Just wanted to share a table I'm finishing up. Normally I post poker tables but I have a client who wanted a table for board games and puzzles. He wanted the table to conceal whatever game or puzzle so he could always go back to it later. He also requested LED lights and cup holders that swivel from under the ledge of the table. This is my 1st one, so let me know what you think. (Legs arent attached yet in these pics)


----------



## DesertRatTom (Jul 3, 2012)

That's a very interesting design for a game table. The cup holders off the table are a good idea. I can see that a spill on the top will surely leak inside onto the felt cover.


----------



## old55 (Aug 11, 2013)

That’s interesting thanks for showing us.


----------



## woodworker47 (Dec 19, 2008)

This is a great idea. We work puzzles and being able to cover when not using is a great idea. We just lay a table cloth over puzzle and use table.
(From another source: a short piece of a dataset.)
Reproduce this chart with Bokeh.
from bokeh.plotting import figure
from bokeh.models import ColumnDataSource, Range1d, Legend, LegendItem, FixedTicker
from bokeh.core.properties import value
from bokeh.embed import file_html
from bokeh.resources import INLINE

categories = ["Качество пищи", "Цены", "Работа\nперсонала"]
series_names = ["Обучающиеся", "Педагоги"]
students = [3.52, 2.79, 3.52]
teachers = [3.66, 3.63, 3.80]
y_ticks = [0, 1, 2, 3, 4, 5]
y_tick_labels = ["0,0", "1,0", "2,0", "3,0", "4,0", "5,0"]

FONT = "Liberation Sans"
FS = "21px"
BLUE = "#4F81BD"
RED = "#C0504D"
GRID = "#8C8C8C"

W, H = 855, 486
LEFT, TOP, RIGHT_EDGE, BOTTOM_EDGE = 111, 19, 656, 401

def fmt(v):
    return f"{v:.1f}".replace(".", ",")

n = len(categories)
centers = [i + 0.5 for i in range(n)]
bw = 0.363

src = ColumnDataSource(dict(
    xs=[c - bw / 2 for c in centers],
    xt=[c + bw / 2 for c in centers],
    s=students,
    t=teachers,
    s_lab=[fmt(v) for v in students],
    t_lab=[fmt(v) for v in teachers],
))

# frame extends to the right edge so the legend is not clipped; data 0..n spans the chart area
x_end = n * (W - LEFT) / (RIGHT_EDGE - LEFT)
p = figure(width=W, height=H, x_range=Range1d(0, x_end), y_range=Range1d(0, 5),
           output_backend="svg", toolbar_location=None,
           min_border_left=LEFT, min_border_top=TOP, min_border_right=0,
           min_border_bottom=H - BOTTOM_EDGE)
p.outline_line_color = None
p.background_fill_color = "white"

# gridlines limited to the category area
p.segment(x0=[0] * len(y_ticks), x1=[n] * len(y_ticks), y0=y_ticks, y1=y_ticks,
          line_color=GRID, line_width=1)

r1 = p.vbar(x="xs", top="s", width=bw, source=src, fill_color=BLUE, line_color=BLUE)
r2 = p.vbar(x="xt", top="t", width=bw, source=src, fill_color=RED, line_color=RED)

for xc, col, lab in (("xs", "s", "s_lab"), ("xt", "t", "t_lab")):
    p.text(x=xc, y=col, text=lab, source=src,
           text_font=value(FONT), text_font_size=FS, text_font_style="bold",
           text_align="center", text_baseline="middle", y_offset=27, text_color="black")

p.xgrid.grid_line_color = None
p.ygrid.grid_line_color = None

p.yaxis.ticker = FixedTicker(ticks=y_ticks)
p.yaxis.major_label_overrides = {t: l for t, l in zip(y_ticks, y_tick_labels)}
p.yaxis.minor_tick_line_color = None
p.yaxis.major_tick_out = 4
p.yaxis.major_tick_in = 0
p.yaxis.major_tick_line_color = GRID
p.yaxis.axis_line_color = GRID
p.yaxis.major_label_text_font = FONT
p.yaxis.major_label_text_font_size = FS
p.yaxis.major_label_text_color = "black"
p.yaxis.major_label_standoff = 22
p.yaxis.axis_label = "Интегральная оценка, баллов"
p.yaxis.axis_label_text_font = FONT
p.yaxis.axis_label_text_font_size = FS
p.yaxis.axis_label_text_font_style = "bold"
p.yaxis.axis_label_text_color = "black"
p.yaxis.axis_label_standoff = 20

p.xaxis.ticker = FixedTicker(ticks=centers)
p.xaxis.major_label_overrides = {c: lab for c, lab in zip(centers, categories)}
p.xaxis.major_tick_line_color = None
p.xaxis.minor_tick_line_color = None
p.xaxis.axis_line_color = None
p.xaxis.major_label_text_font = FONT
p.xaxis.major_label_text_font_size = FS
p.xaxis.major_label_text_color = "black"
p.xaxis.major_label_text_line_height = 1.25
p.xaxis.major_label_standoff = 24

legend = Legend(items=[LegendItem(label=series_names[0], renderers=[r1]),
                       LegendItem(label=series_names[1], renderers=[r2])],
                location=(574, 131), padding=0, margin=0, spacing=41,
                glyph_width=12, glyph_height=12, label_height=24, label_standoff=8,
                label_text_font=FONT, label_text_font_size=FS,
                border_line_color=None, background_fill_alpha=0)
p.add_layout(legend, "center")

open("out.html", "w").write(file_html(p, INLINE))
You just have to be careful and not loose puzzles pieces sticking to table cloth.


----------



## bfblack (May 2, 2012)

Nice looking table. I am sure the client will be happy. How do you easily remove the small center "leaf"?


----------



## marecat3 (Nov 30, 2010)

Looks great


----------



## IRestore (Mar 28, 2015)

Very clever!


----------



## MYB506 (Dec 5, 2012)

Beautiful table. Well done.


----------